The events of May 6, 2010 took high-frequency trading from the edges of public consciousness to being front page news. American stock markets had opened that morning to unsettling rumblings from Europe. The previous day had seen violent protests in Greece against proposed austerity measures designed to avert a default on Greek government debt. The ongoing riots seemed likely to scupper a proposed European Union bailout of Greece, potentially touching off a chain-reaction debt crisis with disastrous consequences for the entire euro zone. Given these inauspicious augurs, it is hardly surprising that investor sentiment was somewhat jumpy and decidedly gloomy for much of the day. Over the course of the morning, prices slid in increasingly volatile trading. By 1:00 p.m., the Standard & Poor’s 500 (“S&P 500”), a well-known index of stock prices for 500 top American companies, had fallen by about 1%—a significant drop, to be sure, but not yet particularly alarming.

Around 1:00 p.m., the dollar value of the Euro started to decline precipitously, and the sell-off in the broader market began to accelerate.
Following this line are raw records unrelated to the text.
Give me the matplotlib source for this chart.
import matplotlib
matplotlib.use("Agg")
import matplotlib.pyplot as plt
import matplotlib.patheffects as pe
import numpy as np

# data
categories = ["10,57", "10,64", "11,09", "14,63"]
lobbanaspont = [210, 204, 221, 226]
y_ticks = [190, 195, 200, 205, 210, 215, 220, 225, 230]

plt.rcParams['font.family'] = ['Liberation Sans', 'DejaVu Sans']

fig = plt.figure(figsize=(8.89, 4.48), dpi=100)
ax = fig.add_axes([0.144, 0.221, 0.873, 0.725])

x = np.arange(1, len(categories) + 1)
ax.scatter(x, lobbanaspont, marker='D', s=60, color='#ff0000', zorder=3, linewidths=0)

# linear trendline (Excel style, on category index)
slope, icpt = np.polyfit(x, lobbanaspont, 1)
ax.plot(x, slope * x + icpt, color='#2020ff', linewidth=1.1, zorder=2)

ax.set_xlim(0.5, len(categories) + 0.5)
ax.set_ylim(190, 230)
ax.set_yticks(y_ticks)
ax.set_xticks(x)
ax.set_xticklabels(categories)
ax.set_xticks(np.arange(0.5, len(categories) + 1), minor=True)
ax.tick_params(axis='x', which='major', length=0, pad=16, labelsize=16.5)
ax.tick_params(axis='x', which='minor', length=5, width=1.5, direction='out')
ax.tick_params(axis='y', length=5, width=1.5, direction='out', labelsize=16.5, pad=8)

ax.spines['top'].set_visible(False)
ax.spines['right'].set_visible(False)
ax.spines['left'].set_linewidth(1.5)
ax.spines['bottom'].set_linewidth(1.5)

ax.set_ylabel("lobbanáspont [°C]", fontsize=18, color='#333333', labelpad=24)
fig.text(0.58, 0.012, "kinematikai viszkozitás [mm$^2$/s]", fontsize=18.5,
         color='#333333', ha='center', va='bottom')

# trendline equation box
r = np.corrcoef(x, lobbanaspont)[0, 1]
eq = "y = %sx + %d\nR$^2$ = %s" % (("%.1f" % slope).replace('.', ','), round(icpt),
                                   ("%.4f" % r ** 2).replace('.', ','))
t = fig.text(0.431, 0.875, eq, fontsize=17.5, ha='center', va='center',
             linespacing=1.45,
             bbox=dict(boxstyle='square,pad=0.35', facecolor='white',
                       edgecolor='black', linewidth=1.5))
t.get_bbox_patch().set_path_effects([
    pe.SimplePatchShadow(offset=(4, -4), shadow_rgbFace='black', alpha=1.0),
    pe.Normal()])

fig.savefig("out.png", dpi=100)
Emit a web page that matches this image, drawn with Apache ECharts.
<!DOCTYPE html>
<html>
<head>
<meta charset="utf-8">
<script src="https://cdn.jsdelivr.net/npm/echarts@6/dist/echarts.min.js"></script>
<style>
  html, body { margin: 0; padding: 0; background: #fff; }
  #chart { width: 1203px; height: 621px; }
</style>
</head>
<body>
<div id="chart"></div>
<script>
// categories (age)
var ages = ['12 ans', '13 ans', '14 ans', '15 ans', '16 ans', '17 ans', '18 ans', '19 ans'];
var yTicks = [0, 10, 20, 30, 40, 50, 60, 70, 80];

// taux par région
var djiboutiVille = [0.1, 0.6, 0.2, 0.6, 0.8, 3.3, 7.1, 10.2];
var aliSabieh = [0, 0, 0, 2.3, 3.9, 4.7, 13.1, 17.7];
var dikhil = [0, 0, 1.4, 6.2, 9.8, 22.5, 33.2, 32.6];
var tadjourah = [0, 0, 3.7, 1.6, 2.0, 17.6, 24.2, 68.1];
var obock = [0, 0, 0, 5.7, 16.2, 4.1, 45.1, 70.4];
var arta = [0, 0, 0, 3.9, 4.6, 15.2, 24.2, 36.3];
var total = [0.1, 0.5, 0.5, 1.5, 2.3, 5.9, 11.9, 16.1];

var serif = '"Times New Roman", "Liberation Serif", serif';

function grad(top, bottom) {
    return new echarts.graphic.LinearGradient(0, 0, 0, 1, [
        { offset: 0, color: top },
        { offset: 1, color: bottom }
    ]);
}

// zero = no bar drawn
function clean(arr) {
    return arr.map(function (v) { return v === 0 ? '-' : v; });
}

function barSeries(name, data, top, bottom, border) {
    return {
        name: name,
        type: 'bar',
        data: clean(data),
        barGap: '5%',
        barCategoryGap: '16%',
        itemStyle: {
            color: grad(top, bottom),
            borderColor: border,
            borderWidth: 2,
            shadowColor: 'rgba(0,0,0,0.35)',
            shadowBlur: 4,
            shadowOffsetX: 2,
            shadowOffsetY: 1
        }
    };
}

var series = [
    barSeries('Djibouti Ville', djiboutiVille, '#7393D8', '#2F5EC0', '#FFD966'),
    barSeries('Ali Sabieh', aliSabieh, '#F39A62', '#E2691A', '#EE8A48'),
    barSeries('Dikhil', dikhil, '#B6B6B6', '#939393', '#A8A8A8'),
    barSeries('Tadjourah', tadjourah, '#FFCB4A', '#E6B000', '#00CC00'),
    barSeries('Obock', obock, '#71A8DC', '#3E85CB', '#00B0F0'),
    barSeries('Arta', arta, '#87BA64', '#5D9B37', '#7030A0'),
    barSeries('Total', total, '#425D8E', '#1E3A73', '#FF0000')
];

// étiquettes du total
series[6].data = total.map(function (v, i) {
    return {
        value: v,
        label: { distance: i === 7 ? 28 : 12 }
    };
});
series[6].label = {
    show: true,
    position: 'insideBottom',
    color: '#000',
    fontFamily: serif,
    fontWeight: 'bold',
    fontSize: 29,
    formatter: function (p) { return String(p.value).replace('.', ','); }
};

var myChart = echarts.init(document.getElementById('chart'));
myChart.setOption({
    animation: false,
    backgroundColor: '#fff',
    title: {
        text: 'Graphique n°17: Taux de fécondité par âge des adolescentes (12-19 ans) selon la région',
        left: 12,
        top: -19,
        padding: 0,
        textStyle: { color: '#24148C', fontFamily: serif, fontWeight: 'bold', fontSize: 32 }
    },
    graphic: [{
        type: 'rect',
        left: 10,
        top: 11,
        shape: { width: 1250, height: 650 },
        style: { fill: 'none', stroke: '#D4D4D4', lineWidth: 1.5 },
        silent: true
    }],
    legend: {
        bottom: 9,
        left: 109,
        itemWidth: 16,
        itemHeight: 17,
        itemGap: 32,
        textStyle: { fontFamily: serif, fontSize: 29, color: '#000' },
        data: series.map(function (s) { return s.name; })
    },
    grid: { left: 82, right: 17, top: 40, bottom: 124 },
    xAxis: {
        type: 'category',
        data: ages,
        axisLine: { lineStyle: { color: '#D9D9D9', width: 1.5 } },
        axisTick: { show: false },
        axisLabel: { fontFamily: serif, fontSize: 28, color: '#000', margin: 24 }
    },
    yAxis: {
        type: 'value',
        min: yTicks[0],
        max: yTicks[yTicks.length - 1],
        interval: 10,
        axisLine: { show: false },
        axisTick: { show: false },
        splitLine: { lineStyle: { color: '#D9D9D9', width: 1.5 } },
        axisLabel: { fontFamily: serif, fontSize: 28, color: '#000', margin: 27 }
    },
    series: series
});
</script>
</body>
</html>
The volatility of stock prices increased sharply, triggering automatic slowdowns in trading for numerous stocks traded on the New York Stock Exchange (“NYSE”). By 2:00 p.m., the S&P 500 had fallen a total of 2.9% for the day. Such a large drop is unusual, and undoubtedly cause for consternation, but was nowhere near as severe as the multiple 5%+ daily swings seen at the height of the 2008 financial crisis. Few would have guessed that the stage was now set for the most extraordinary hour in the history of the American stock market.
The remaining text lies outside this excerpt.